§ **WORK REQUIRED**: Below is a block of records; reproduce all of them exactly and leave out any pictures.

- - - - - - -

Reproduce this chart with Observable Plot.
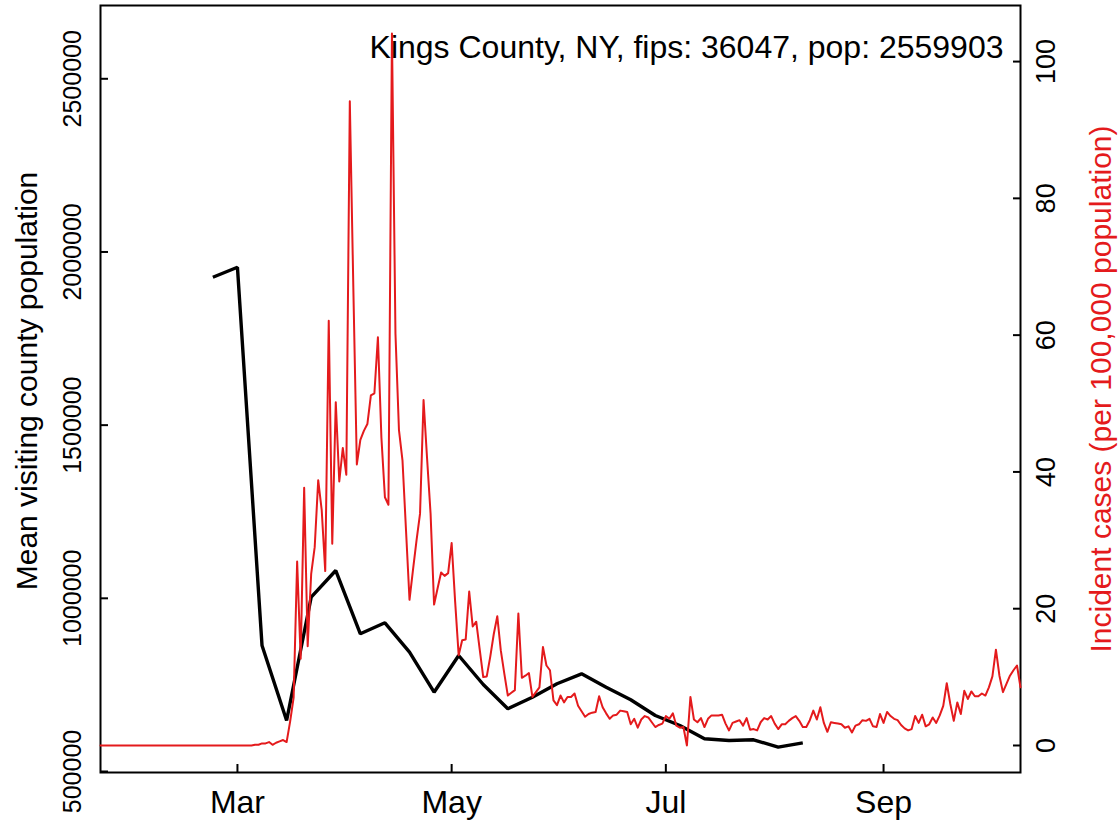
<!DOCTYPE html>
<html>
<head>
<meta charset="utf-8">
<script src="https://cdn.jsdelivr.net/npm/d3@7"></script>
<script src="https://cdn.jsdelivr.net/npm/@observablehq/plot@0.6"></script>
<style>
  html, body { margin: 0; padding: 0; background: #fff; }
  #chart { position: relative; width: 1119px; height: 826px; }
  #chart svg { position: absolute; left: 0; top: 0; }
</style>
</head>
<body>
<div id="chart"></div>
<script>
// ---- data ----
const titleText = "Kings County, NY, fips: 36047, pop: 2559903";
const leftLabel = "Mean visiting county population";
const rightLabel = "Incident cases (per 100,000 population)";

const xTickDates = ["2020-03-01", "2020-05-01", "2020-07-01", "2020-09-01"];
const xTickLabels = ["Mar", "May", "Jul", "Sep"];
const leftTicks = [500000, 1000000, 1500000, 2000000, 2500000];
const rightTicks = [0, 20, 40, 60, 80, 100];

// weekly mean visiting county population
const visitDates = ["2020-02-23","2020-03-01","2020-03-08","2020-03-15","2020-03-22","2020-03-29",
  "2020-04-05","2020-04-12","2020-04-19","2020-04-26","2020-05-03","2020-05-10","2020-05-17",
  "2020-05-24","2020-05-31","2020-06-07","2020-06-14","2020-06-21","2020-06-28","2020-07-05",
  "2020-07-12","2020-07-19","2020-07-26","2020-08-02","2020-08-09"];
const visitValues = [1927000,1955800,863700,647200,1003200,1080250,897500,929300,844400,728900,
  834900,751150,681000,714500,753200,782000,743400,707000,661700,632800,594400,589500,591500,
  570150,582850];

// daily incident cases per 100,000, starting 2020-01-22
const casesStart = "2020-01-22";
const casesValues = [
  0,0,0,0,0,0,0,0,0,0, 0,0,0,0,0,0,0,0,0,0, 0,0,0,0,0,0,0,0,0,0, 0,0,0,0,0,0,0,0,0,0, 0,0,0,0,
  0.1,0.1,0.3,0.3,0.5,0.1,0.4,0.6,0.8,0.5,
  3.5,7,26.9,12.7,37.7,14.5,25.1,29.0,38.8,34.4,
  25.5,62.1,29.5,50.2,38.6,43.5,39.6,94.2,67,41.1,
  44.7,46,47.0,51.2,51.5,59.7,45,36.3,35.2,104.1,
  60.2,46.1,41.7,31.5,21.3,25.7,30.0,33.9,50.5,42,
  33.9,20.6,23,25.3,24.8,25.2,29.6,21,13.2,15.4,
  15.5,22.5,17.4,18.1,14,10.0,10.1,13,16.3,18.9,
  13.9,10.5,7.3,7.7,8.1,19.3,9.9,10.2,10.6,7.1,
  7.8,8.5,14.4,11.7,11.0,6.6,5.9,7.3,6.3,7.1,
  7.1,7.6,5.8,5.0,4.2,4.6,4.8,4.9,7.2,5.6,
  4.7,3.9,4.4,4.5,5.1,5.0,4.9,3.1,3.9,2.6,
  3.8,4.3,4.1,3.4,2.7,3.0,3.2,4.3,3.9,4.7,
  2.9,2.6,2.7,0.0,7.1,3.8,3.4,4.0,2.7,3.9,
  4.4,4.4,4.4,4.5,3.2,2.2,3.3,3.5,3.7,2.9,
  4.0,2.3,2.4,2.2,3.4,4.0,3.8,4.3,3.2,2.4,
  3.1,3.1,3.6,4.0,4.3,3.6,2.7,2.7,3.7,5.1,
  3.8,5.6,3.3,2.0,3.4,3.3,3.2,3.1,2.6,2.8,
  1.9,2.9,3.1,3.7,3.6,3.9,2.8,2.7,4.6,3.3,
  4.9,4.3,3.9,3.7,3.0,2.5,2.2,2.4,4.3,3.3,
  4.5,2.8,3.1,4.1,3.3,4.4,5.8,9.1,6.1,3.6,
  6.3,4.6,8.0,6.8,7.9,7.2,7.2,7.6,7.3,8.5,
  10.1,14.0,10.2,7.8,9.0,10.2,11.0,11.7,8.5
];

// ---- build tables ----
const parse = d3.utcParse("%Y-%m-%d");
const visits = visitDates.map((d, i) => ({date: parse(d), value: visitValues[i]}));
const start = parse(casesStart);
const cases = casesValues.map((v, i) => ({date: d3.utcDay.offset(start, i), value: v}));
const xTicks = xTickDates.map(parse);
const xDomain = [start, cases[cases.length - 1].date];

const W = 1119, H = 826;
const M = {left: 100, right: 99, top: 5, bottom: 54};
const font = "'Liberation Sans', Arial, Helvetica, sans-serif";
const red = "#e41a1c";

const common = {
  width: W, height: H,
  marginLeft: M.left, marginRight: M.right, marginTop: M.top, marginBottom: M.bottom,
  style: {fontFamily: font, background: "transparent", overflow: "visible", color: "black"},
  x: {type: "utc", domain: xDomain, axis: null}
};

// left plot: black line, x axis, left axis
const p1 = Plot.plot({
  ...common,
  y: {domain: [497100, 2711600], axis: null},
  marks: [
    Plot.frame({stroke: "black", strokeWidth: 2}),
    Plot.axisX({ticks: xTicks, tickSize: -8, tickFormat: () => "", label: null, strokeWidth: 2}),
    Plot.text(xTicks, {x: d => d, text: (d, i) => xTickLabels[i], frameAnchor: "bottom",
      dy: 40, lineAnchor: "bottom", fontSize: 32, fill: "black"}),
    Plot.axisY({ticks: leftTicks, tickSize: -8, tickFormat: () => "", label: null, strokeWidth: 2}),
    Plot.text(leftTicks, {y: d => d, text: d => String(d), frameAnchor: "left", dx: -20,
      rotate: -90, textAnchor: "middle", lineAnchor: "bottom", fontSize: 25, fill: "black"}),
    Plot.text([leftLabel], {frameAnchor: "left", dx: -64, dy: -8, rotate: -90, textAnchor: "middle",
      lineAnchor: "bottom", fontSize: 30, fill: "black"}),
    Plot.line(visits, {x: "date", y: "value", stroke: "black", strokeWidth: 3.4,
      strokeLinejoin: "miter", strokeLinecap: "butt"})
  ]
});

// right plot: red line, right axis
const p2 = Plot.plot({
  ...common,
  y: {domain: [-3.95, 108.2], axis: null},
  marks: [
    Plot.axisY({anchor: "right", ticks: rightTicks, tickSize: -8, tickFormat: () => "", label: null, strokeWidth: 2}),
    Plot.text(rightTicks, {y: d => d, text: d => String(d), frameAnchor: "right", dx: 34,
      rotate: -90, textAnchor: "middle", lineAnchor: "bottom", fontSize: 27, fill: "black"}),
    Plot.text([rightLabel], {frameAnchor: "right", dx: 90, rotate: -90, textAnchor: "middle",
      lineAnchor: "bottom", fontSize: 30, fill: red}),
    Plot.line(cases, {x: "date", y: "value", stroke: red, strokeWidth: 2}),
    Plot.text([titleText], {frameAnchor: "top-right", dx: -17, dy: 52, textAnchor: "end",
      lineAnchor: "bottom", fontSize: 32, fill: "black"})
  ]
});

const chart = document.getElementById("chart");
chart.appendChild(p1);
chart.appendChild(p2);
</script>
</body>
</html>
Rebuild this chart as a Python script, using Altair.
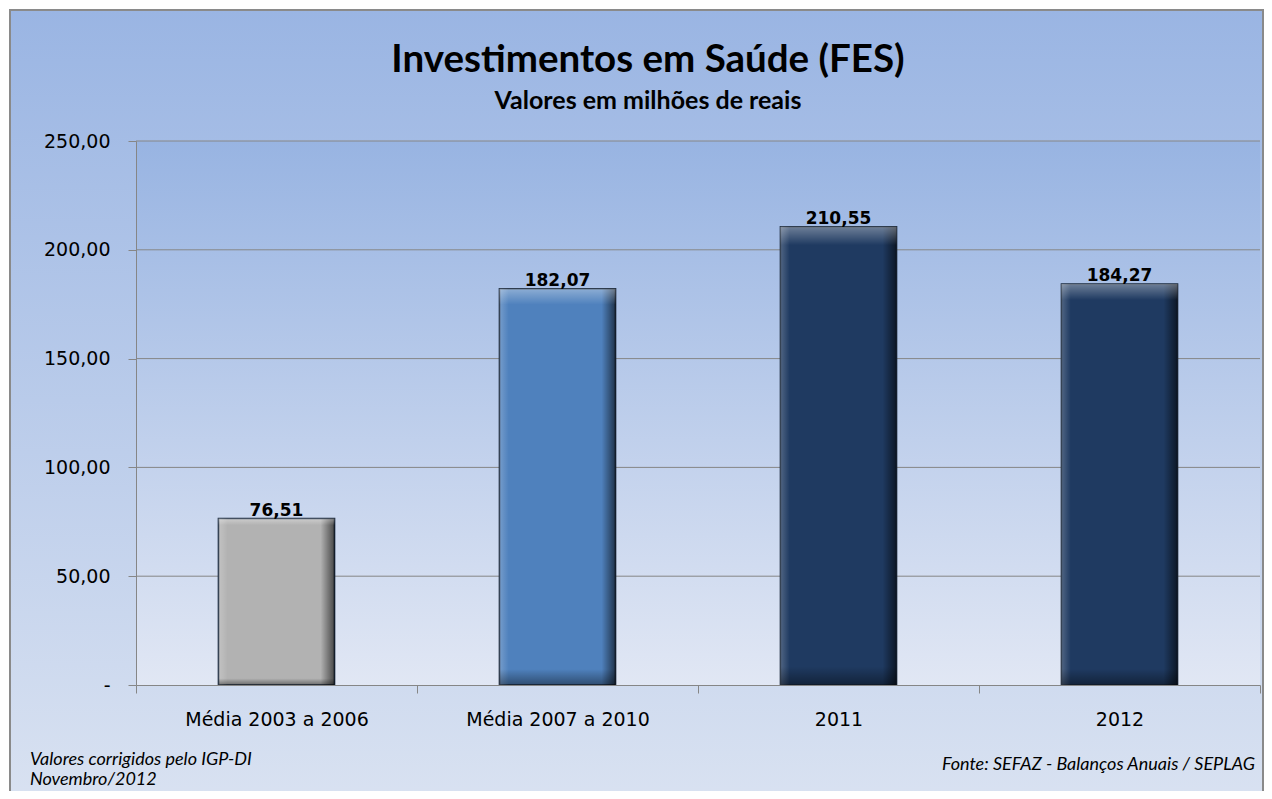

- - - - - - -

§ **COMPLETED EXERCISE**:
Reproduce this chart with Observable Plot.
<!DOCTYPE html>
<html>
<head>
<meta charset="utf-8">
<script src="https://cdn.jsdelivr.net/npm/d3@7"></script>
<script src="https://cdn.jsdelivr.net/npm/@observablehq/plot@0.6"></script>
<style>
  html, body { margin: 0; padding: 0; background: #fff; }
  #chart { position: relative; width: 1119px; height: 826px; }
  #chart svg { position: absolute; left: 0; top: 0; }
</style>
</head>
<body>
<div id="chart"></div>
<script>
// ---- data ----
const titleText = "Kings County, NY, fips: 36047, pop: 2559903";
const leftLabel = "Mean visiting county population";
const rightLabel = "Incident cases (per 100,000 population)";

const xTickDates = ["2020-03-01", "2020-05-01", "2020-07-01", "2020-09-01"];
const xTickLabels = ["Mar", "May", "Jul", "Sep"];
const leftTicks = [500000, 1000000, 1500000, 2000000, 2500000];
const rightTicks = [0, 20, 40, 60, 80, 100];

// weekly mean visiting county population
const visitDates = ["2020-02-23","2020-03-01","2020-03-08","2020-03-15","2020-03-22","2020-03-29",
  "2020-04-05","2020-04-12","2020-04-19","2020-04-26","2020-05-03","2020-05-10","2020-05-17",
  "2020-05-24","2020-05-31","2020-06-07","2020-06-14","2020-06-21","2020-06-28","2020-07-05",
  "2020-07-12","2020-07-19","2020-07-26","2020-08-02","2020-08-09"];
const visitValues = [1927000,1955800,863700,647200,1003200,1080250,897500,929300,844400,728900,
  834900,751150,681000,714500,753200,782000,743400,707000,661700,632800,594400,589500,591500,
  570150,582850];

// daily incident cases per 100,000, starting 2020-01-22
const casesStart = "2020-01-22";
const casesValues = [
  0,0,0,0,0,0,0,0,0,0, 0,0,0,0,0,0,0,0,0,0, 0,0,0,0,0,0,0,0,0,0, 0,0,0,0,0,0,0,0,0,0, 0,0,0,0,
  0.1,0.1,0.3,0.3,0.5,0.1,0.4,0.6,0.8,0.5,
  3.5,7,26.9,12.7,37.7,14.5,25.1,29.0,38.8,34.4,
  25.5,62.1,29.5,50.2,38.6,43.5,39.6,94.2,67,41.1,
  44.7,46,47.0,51.2,51.5,59.7,45,36.3,35.2,104.1,
  60.2,46.1,41.7,31.5,21.3,25.7,30.0,33.9,50.5,42,
  33.9,20.6,23,25.3,24.8,25.2,29.6,21,13.2,15.4,
  15.5,22.5,17.4,18.1,14,10.0,10.1,13,16.3,18.9,
  13.9,10.5,7.3,7.7,8.1,19.3,9.9,10.2,10.6,7.1,
  7.8,8.5,14.4,11.7,11.0,6.6,5.9,7.3,6.3,7.1,
  7.1,7.6,5.8,5.0,4.2,4.6,4.8,4.9,7.2,5.6,
  4.7,3.9,4.4,4.5,5.1,5.0,4.9,3.1,3.9,2.6,
  3.8,4.3,4.1,3.4,2.7,3.0,3.2,4.3,3.9,4.7,
  2.9,2.6,2.7,0.0,7.1,3.8,3.4,4.0,2.7,3.9,
  4.4,4.4,4.4,4.5,3.2,2.2,3.3,3.5,3.7,2.9,
  4.0,2.3,2.4,2.2,3.4,4.0,3.8,4.3,3.2,2.4,
  3.1,3.1,3.6,4.0,4.3,3.6,2.7,2.7,3.7,5.1,
  3.8,5.6,3.3,2.0,3.4,3.3,3.2,3.1,2.6,2.8,
  1.9,2.9,3.1,3.7,3.6,3.9,2.8,2.7,4.6,3.3,
  4.9,4.3,3.9,3.7,3.0,2.5,2.2,2.4,4.3,3.3,
  4.5,2.8,3.1,4.1,3.3,4.4,5.8,9.1,6.1,3.6,
  6.3,4.6,8.0,6.8,7.9,7.2,7.2,7.6,7.3,8.5,
  10.1,14.0,10.2,7.8,9.0,10.2,11.0,11.7,8.5
];

// ---- build tables ----
const parse = d3.utcParse("%Y-%m-%d");
const visits = visitDates.map((d, i) => ({date: parse(d), value: visitValues[i]}));
const start = parse(casesStart);
const cases = casesValues.map((v, i) => ({date: d3.utcDay.offset(start, i), value: v}));
const xTicks = xTickDates.map(parse);
const xDomain = [start, cases[cases.length - 1].date];

const W = 1119, H = 826;
const M = {left: 100, right: 99, top: 5, bottom: 54};
const font = "'Liberation Sans', Arial, Helvetica, sans-serif";
const red = "#e41a1c";

const common = {
  width: W, height: H,
  marginLeft: M.left, marginRight: M.right, marginTop: M.top, marginBottom: M.bottom,
  style: {fontFamily: font, background: "transparent", overflow: "visible", color: "black"},
  x: {type: "utc", domain: xDomain, axis: null}
};

// left plot: black line, x axis, left axis
const p1 = Plot.plot({
  ...common,
  y: {domain: [497100, 2711600], axis: null},
  marks: [
    Plot.frame({stroke: "black", strokeWidth: 2}),
    Plot.axisX({ticks: xTicks, tickSize: -8, tickFormat: () => "", label: null, strokeWidth: 2}),
    Plot.text(xTicks, {x: d => d, text: (d, i) => xTickLabels[i], frameAnchor: "bottom",
      dy: 40, lineAnchor: "bottom", fontSize: 32, fill: "black"}),
    Plot.axisY({ticks: leftTicks, tickSize: -8, tickFormat: () => "", label: null, strokeWidth: 2}),
    Plot.text(leftTicks, {y: d => d, text: d => String(d), frameAnchor: "left", dx: -20,
      rotate: -90, textAnchor: "middle", lineAnchor: "bottom", fontSize: 25, fill: "black"}),
    Plot.text([leftLabel], {frameAnchor: "left", dx: -64, dy: -8, rotate: -90, textAnchor: "middle",
      lineAnchor: "bottom", fontSize: 30, fill: "black"}),
    Plot.line(visits, {x: "date", y: "value", stroke: "black", strokeWidth: 3.4,
      strokeLinejoin: "miter", strokeLinecap: "butt"})
  ]
});

// right plot: red line, right axis
const p2 = Plot.plot({
  ...common,
  y: {domain: [-3.95, 108.2], axis: null},
  marks: [
    Plot.axisY({anchor: "right", ticks: rightTicks, tickSize: -8, tickFormat: () => "", label: null, strokeWidth: 2}),
    Plot.text(rightTicks, {y: d => d, text: d => String(d), frameAnchor: "right", dx: 34,
      rotate: -90, textAnchor: "middle", lineAnchor: "bottom", fontSize: 27, fill: "black"}),
    Plot.text([rightLabel], {frameAnchor: "right", dx: 90, rotate: -90, textAnchor: "middle",
      lineAnchor: "bottom", fontSize: 30, fill: red}),
    Plot.line(cases, {x: "date", y: "value", stroke: red, strokeWidth: 2}),
    Plot.text([titleText], {frameAnchor: "top-right", dx: -17, dy: 52, textAnchor: "end",
      lineAnchor: "bottom", fontSize: 32, fill: "black"})
  ]
});

const chart = document.getElementById("chart");
chart.appendChild(p1);
chart.appendChild(p2);
</script>
</body>
</html>
Rebuild this chart as a Python script, using Altair.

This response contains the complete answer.